This is effectively the same as my previous question, but using Avro rather than JSON as the data format.
I'm working with a Spark dataframe which could be loading data from one of a few different schema versions:
// Version One
{"namespace": "com.example.avro",
"type": "record",
"name": "MeObject",
"fields": [
{"name": "A", "type": ["null", "int"], "default": null}
]
}
// Version Two
{"namespace": "com.example.avro",
"type": "record",
"name": "MeObject",
"fields": [
{"name": "A", "type": ["null", "int"], "default": null},
{"name": "B", "type": ["null", "int"], "default": null}
]
}
I'm using Spark Avro to load the data.
DataFrame df = context.read()
.format("com.databricks.spark.avro")
.load("path/to/avro/file");
which may be a Version One file or Version Two file.
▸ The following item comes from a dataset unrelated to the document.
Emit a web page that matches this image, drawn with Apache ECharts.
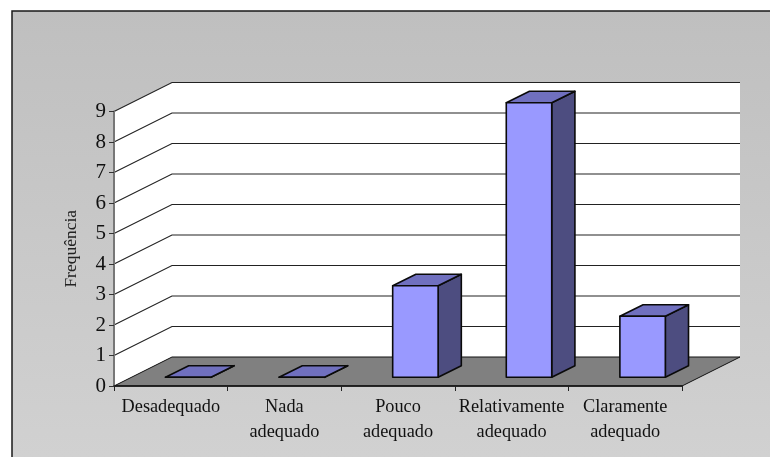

However I'd like to be able to process it in an identical manner, with the unknown values set to "null". The recommendation in my previous question was to set the schema, however I do not want to repeat myself writing the schema in both a .avro
file and as sparks StructType
and friends. How can I convert the avro schema (either text file or the generated MeObject.getClassSchema()
) into sparks StructType
?
Spark Avro has a SchemaConverters
, but it is all private and returns some strange internal object.